I spent much of the summer of 1986 lying on a pink towel in my suburban Detroit backyard listening to The Queen is Dead on a portable cassette player, also pink. I was fourteen. I listened to the cassette so obsessively, the strain of play-rewind-play-rewind snapped the tape. I walked the five blocks to the record store, bought another copy with my babysitting money, and got back to The Smiths. “There is a Light That Never Goes Out” is the acknowledged classic on The Queen is Dead but I also loved the wit and silly energy of “Cemetery Gates.” I contend that a better pop song about literary plagiarism has never been recorded.

The album’s gay innuendos sailed right over my head. When a neighbor about ten years older than me heard what I was listening to, he said, “Great album. Too bad they’re fags.” I knew that was an unkind word but not why, exactly, or how to respond. Confused, I couldn’t meet his eye.

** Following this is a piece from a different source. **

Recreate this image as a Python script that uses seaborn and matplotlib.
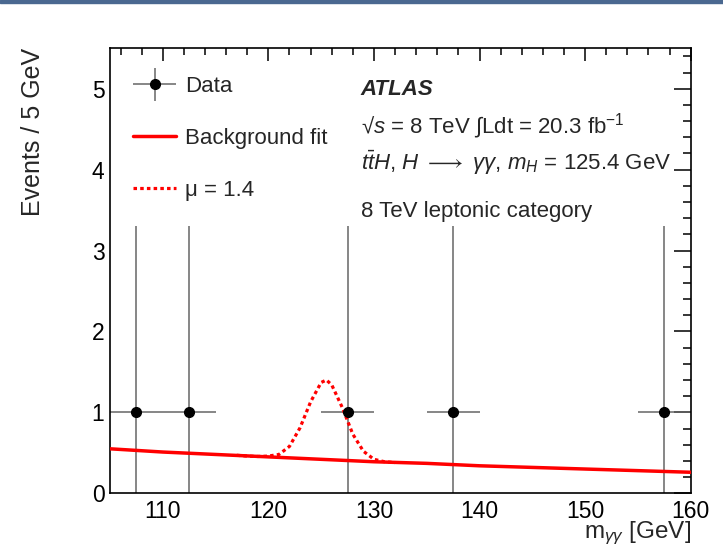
import seaborn as sns
import matplotlib.pyplot as plt
from matplotlib.patches import Rectangle
from matplotlib.legend_handler import HandlerErrorbar

# 数据
data_x = [107.5, 112.5, 127.5, 137.5, 157.5]
data_y = [1, 1, 1, 1, 1]
data_err_lo = [1, 1, 1, 1, 1]
data_err_hi = [2.3, 2.3, 2.3, 2.3, 2.3]
data_xerr = [2.5, 2.5, 2.5, 2.5, 2.5]

bkg_x = [105, 110, 115, 120, 125, 130, 135, 140, 145, 150, 155, 160]
bkg_y = [0.55, 0.51, 0.48, 0.45, 0.42, 0.39, 0.37, 0.34, 0.32, 0.30, 0.28, 0.26]

sig_x = [117, 118, 119, 120, 121, 122, 123, 124, 125, 125.5, 126, 127, 128, 129, 130, 131, 132]
sig_y = [0.47, 0.46, 0.455, 0.46, 0.48, 0.58, 0.81, 1.13, 1.37, 1.40, 1.34, 1.06, 0.73, 0.52, 0.42, 0.39, 0.38]

sns.set_style('white')
plt.rcParams['font.family'] = ['Liberation Sans', 'DejaVu Sans']
plt.rcParams['mathtext.fontset'] = 'custom'
plt.rcParams['mathtext.rm'] = 'Liberation Sans'
plt.rcParams['mathtext.it'] = 'Liberation Sans:italic'
plt.rcParams['mathtext.bf'] = 'Liberation Sans:bold'

fig = plt.figure(figsize=(7.23, 5.46), dpi=100)
ax = fig.add_axes([110 / 723, 1 - 493.3 / 546, 580.7 / 723, 445 / 546])

# 数据点
eb = ax.errorbar(data_x, data_y, xerr=data_xerr, yerr=[data_err_lo, data_err_hi],
                 fmt='o', color='black', ecolor='#666666', elinewidth=1.1,
                 markersize=7, capsize=0, zorder=2, label='Data')
eb.lines[0].set_zorder(5)

# 背景拟合和信号
sns.lineplot(x=bkg_x, y=bkg_y, color='red', lw=2.5, ax=ax, zorder=3, label='Background fit')
sns.lineplot(x=sig_x, y=sig_y, color='red', lw=2.3, ax=ax, zorder=4, label='\u03bc = 1.4')
ax.lines[-1].set_dashes((1.1, 1.0))

ax.set_xlim(105, 160)
ax.set_ylim(0, 5.5)
ax.set_xticks([110, 120, 130, 140, 150, 160])
ax.set_xticks(range(106, 160, 2), minor=True)
ax.set_yticks([0, 1, 2, 3, 4, 5])
ax.set_yticks([i * 0.2 for i in range(28)], minor=True)

ax.tick_params(which='both', direction='in', top=True, right=True, width=1.1, colors='black')
ax.tick_params(axis='y', which='major', length=12, labelsize=16.5, pad=4)
ax.tick_params(axis='y', which='minor', length=6)
ax.tick_params(axis='x', which='major', length=9.5, labelsize=16.5, pad=5)
ax.tick_params(axis='x', which='minor', length=5)
for s in ax.spines.values():
    s.set_linewidth(1.2)
    s.set_color('black')

ax.set_ylabel('Events / 5 GeV', fontsize=18, loc='top')
ax.yaxis.set_label_coords(-0.112, 1.0)
ax.set_xlabel(r'm$_{\gamma\gamma}$ [GeV]', fontsize=17.5, loc='right')
ax.xaxis.set_label_coords(1.0, -0.058)

# 图例
handles, labels = ax.get_legend_handles_labels()
order = [labels.index('Data'), labels.index('Background fit'), labels.index('\u03bc = 1.4')]
ax.legend([handles[i] for i in order], [labels[i] for i in order],
          loc='upper left', bbox_to_anchor=(133 / 723, 1 - 76 / 546),
          bbox_transform=fig.transFigure, frameon=False, fontsize=16,
          handlelength=1.95, handletextpad=0.4, labelspacing=1.4,
          borderpad=0, borderaxespad=0,
          handler_map={eb: HandlerErrorbar(xerr_size=0.97, yerr_size=0.74)})

tx = 0.432
ax.text(tx, 0.895, 'ATLAS', transform=ax.transAxes, fontsize=16,
        fontweight='bold', style='italic', va='baseline')
ax.text(tx, 0.810, '\u221a$s$ = 8 TeV \u222bLdt = 20.3 fb$^{-1}$',
        transform=ax.transAxes, fontsize=16, va='baseline')
ax.text(tx, 0.727, '$t\\bar{t}H$, $H\\ \\longrightarrow\\ \\gamma\\gamma$, $m_{H}$ = 125.4 GeV',
        transform=ax.transAxes, fontsize=16, va='baseline')
ax.text(tx, 0.621, '8 TeV leptonic category', transform=ax.transAxes,
        fontsize=16, va='baseline')

# 顶部的蓝色边线
fig.patches.append(Rectangle((0, 1 - 3 / 546), 1, 3 / 546, transform=fig.transFigure,
                             color='#4a6890', zorder=10))

fig.savefig('out.png', dpi=100)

Two years later, I fell in love with a boy whose devotion to The Smiths matched my own. We spent hours on the phone parsing the lyrics' lacerating irony. I ignored Call Waiting and twisted the phone cord around my wrist as we talked. This boy also enjoyed campy soap operas and hosting elaborate theme parties. I didn’t even see what was coming. “If a ten-ton truck killed the both of us, to die by your side, well, the pleasure, the privilege is mine,” sang Morrissey. On one hand, I knew that line was meant to be a little tongue in cheek, comically overwrought. On the other, that was how I felt about him.

Drink: Obviously Boddington’s Pub Ale, brewed in Manchester, UK.